What is the best way to learn and teach reading? An article, "At a Loss for Words" by Emily Hanford in APM Reports, well summarizes three main reading instruction strategies and their evolution: phonics, whole word, and three-cueing. Briefly, phonics is based on associating individual letters with sounds; whole word consists of recognizing entire words without sounding them out phonetically; and three-cueing relies on some guessing based on semantics (sentence context), syntax (sentence structure), and graphics (visual appearance).
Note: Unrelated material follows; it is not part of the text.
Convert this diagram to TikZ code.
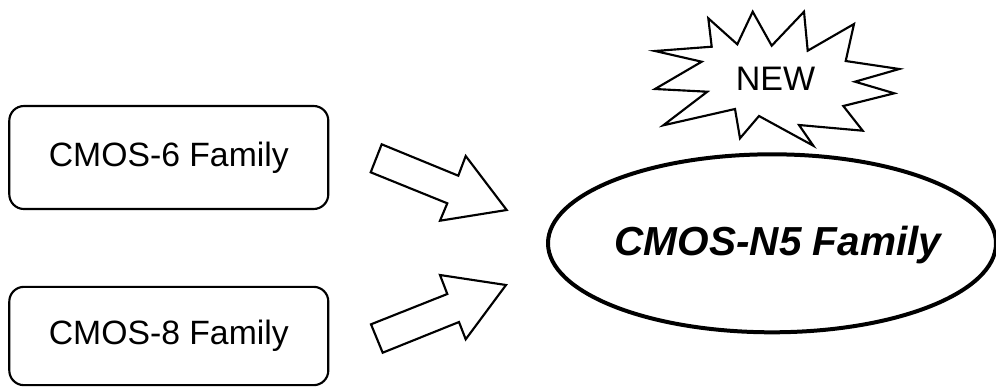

From all my own research as both a student and a teacher of reading, I’ve
concluded that are all useful. Here's why.
Phonics
Phonics
is good for matching the letters of certain base words with sounds, such a girl
and in, and the more sophisticated boy and out, which have
diphthongs. But more than 25% of English words cannot be learned phonetically
(e.g., though, tough). The famous example of the absurdity of
English is spelling fish as ghoti:
· gh as in tough
· o as in women
· ti as in nation
Whole
Word
So
the whole word approach is necessary to simply memorize words like the homophones bail
and bale, mail and male, pail and pale, and sail
and sale. At least there’s a pattern in those examples, but what about air
and heir vs. fair and fare, or one and won
vs. none and nun? What about poor vs. pour? And how
did the rhyming words bed, lead, and said get their
spelling? We likely recognize these whole words as young readers before
learning rules like “when two vowels go walking, the first one does the
talking,” which, by the way, does not work for seven of the example words in the
previous sentences.
Three-Cueing
The
three-cueing approach makes perfect sense, as in these examples:
- Graphically: If I’ve learned cat and man, I’d have a
good chance of learning mat and can based on the
similarities of their appearance in print.
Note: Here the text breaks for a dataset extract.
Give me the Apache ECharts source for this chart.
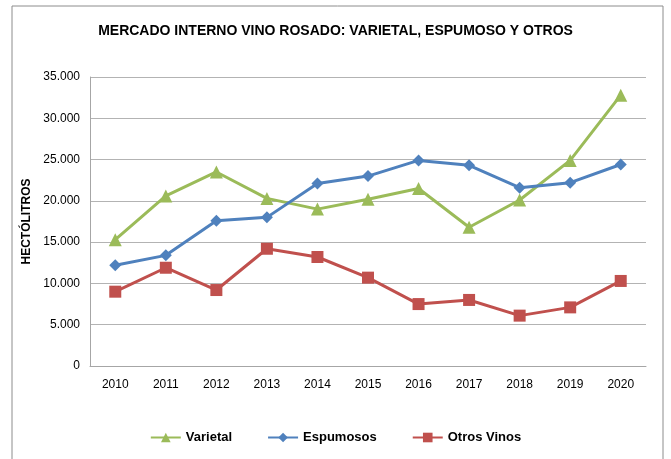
<!DOCTYPE html>
<html>
<head>
<meta charset="utf-8">
<script src="https://cdn.jsdelivr.net/npm/echarts@6/dist/echarts.min.js"></script>
<style>
  html, body { margin: 0; padding: 0; background: #fff; }
  #chart { width: 671px; height: 459px; }
</style>
</head>
<body>
<div id="chart"></div>
<script>
const years = ['2010', '2011', '2012', '2013', '2014', '2015', '2016', '2017', '2018', '2019', '2020']
const varietal = [15300, 20600, 23500, 20300, 19000, 20200, 21500, 16800, 20100, 24900, 32800]
const espumosos = [12200, 13400, 17600, 18000, 22100, 23000, 24900, 24300, 21600, 22200, 24400]
const otrosVinos = [9000, 11900, 9200, 14200, 13200, 10700, 7500, 8000, 6100, 7100, 10300]

const font = '"Liberation Sans", Arial, sans-serif'
const chart = echarts.init(document.getElementById('chart'))

const fmt = v => v === 0 ? '0' : String(v).replace(/\B(?=(\d{3})+(?!\d))/g, '.')

chart.setOption({
  animation: false,
  textStyle: { fontFamily: font },
  title: {
    text: 'MERCADO INTERNO VINO ROSADO: VARIETAL, ESPUMOSO Y OTROS',
    left: 'center', top: 19,
    textStyle: { fontSize: 14, fontWeight: 'bold', color: '#000', fontFamily: font }
  },
  graphic: [{
    type: 'rect',
    shape: { x: 12, y: 6, width: 651, height: 460 },
    style: { fill: 'none', stroke: '#8c8c8c', lineWidth: 1 },
    silent: true
  }],
  grid: { left: 90, right: 25, top: 77, bottom: 93, containLabel: false },
  legend: {
    bottom: 10,
    left: 'center',
    itemWidth: 30,
    itemHeight: 12,
    itemGap: 35,
    textStyle: { fontSize: 13, fontWeight: 'bold', color: '#000', fontFamily: font },
    data: ['Varietal', 'Espumosos', 'Otros Vinos']
  },
  xAxis: {
    type: 'category',
    data: years,
    boundaryGap: true,
    axisLine: { lineStyle: { color: '#a6a6a6' } },
    axisTick: { show: false },
    axisLabel: { color: '#000', fontSize: 12, margin: 13 }
  },
  yAxis: {
    type: 'value',
    min: 0, max: 35000, interval: 5000,
    name: 'HECTÓLITROS',
    nameLocation: 'middle',
    nameGap: 55,
    nameRotate: 90,
    nameTextStyle: { fontSize: 12, fontWeight: 'bold', color: '#000' },
    axisLine: { show: true, lineStyle: { color: '#a6a6a6' } },
    axisTick: { show: false },
    axisLabel: { color: '#000', fontSize: 12, margin: 10, formatter: fmt },
    splitLine: { lineStyle: { color: '#b3b3b3' } }
  },
  series: [
    {
      name: 'Varietal', type: 'line', data: varietal,
      symbol: 'triangle', symbolSize: 13,
      lineStyle: { color: '#9BBB59', width: 3 },
      itemStyle: { color: '#9BBB59' }
    },
    {
      name: 'Espumosos', type: 'line', data: espumosos,
      symbol: 'diamond', symbolSize: 12,
      lineStyle: { color: '#4F81BD', width: 3 },
      itemStyle: { color: '#4F81BD' }
    },
    {
      name: 'Otros Vinos', type: 'line', data: otrosVinos,
      symbol: 'rect', symbolSize: 12,
      lineStyle: { color: '#C0504D', width: 3 },
      itemStyle: { color: '#C0504D' }
    }
  ]
})
</script>
</body>
</html>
- Syntactically: If I come across the sentence, I love Mother
and don’t know Mother, even at age six I can guess that I love
nouns, (i.e., people, places, or things), but it couldn’t possibly be that
I love verbs (go), adjectives (pretty), adverbs (happily),
prepositions (of), conjunctions (and) or interjections (wow).
I don’t need to know the definitions of parts of speech to figure that one
out. So if the story is about a girl and her mother, I could correctly
guess the word is mother. Of course, by purely guessing, I might
think the sentence says I love trains, an error similar to one that
children have made when reading to me.
- Semantically: If I read I walk from school all the way to my
house and knew every word but house, I could guess the word is
not jail, sea, or zoo because of the limitations of what my six-year-old self can own.
But
three-cueing was not so novel when Ken Goodman “created” it in 1967, as the article claims. In fact,
he just repackaged the whole word approach, which required us to see things graphically, and
syntactically, semantically.
One
more thing we do: we read backwards as well as forward. Look at this passage
from The Cat in the Hat:
“The sun did not shine. It was too wet to play. So we sat in the house. All that cold, cold, wet day.”
If I’ve just learned wet and cold,
I’ll look back to their first sighting when I get to their second sighting.
As a Dr. Seuss book veteran, I would know how the author depends on rhyming. So by the time I get to day, I’m sure it
rhymes with play. And, if I’m really clever, I’ll know I sit in my house
when it was too wet to play. So guessing, yes, but comparing and
building on previous information too.
I’ll
always remember in my doctoral program, a student pronounced paradigm as paradeem,
not paradime, even though she heard the professor use the latter pronunciation in class.
I thought either she did not connect his correct pronunciation with the word
she came across in the assigned reading, or she wasn’t paying attention to his
lecture. Then my thoughts shifted to when I learned that word only a few years
earlier. I had never heard the word before until I read it in a book. The author was discussing Thomas S. Kuhn’s The Structure of Scientific Revolutions, so I read that book next. Here’s the weird thing. I never had
heard the word in speech; I only saw it in print, but I somehow correctly
pronounced it in my head as paradime, dropping the g and giving
the i a long sound, even though I had no other word ending to compare it
with. So when my professor said paradigm, I knew how to spell it. I’d
bet that the woman who mispronounced it was not as experienced a reader as I
was. I think you get my point: we guess contextually more often than we
think as readers.
A regular dose of all these approaches works for most children. Some will learn faster than others, as in everything else in life. But the slower ones will still learn. Yet having the right attitude is essential. The most memorable sentence in the article is
the Molly Woodworth quote: “[Reading]
influences every aspect of your life." Let’s keep our eyes on the prize. Learn as much as you can about all three theories, draw your own conclusions, and read.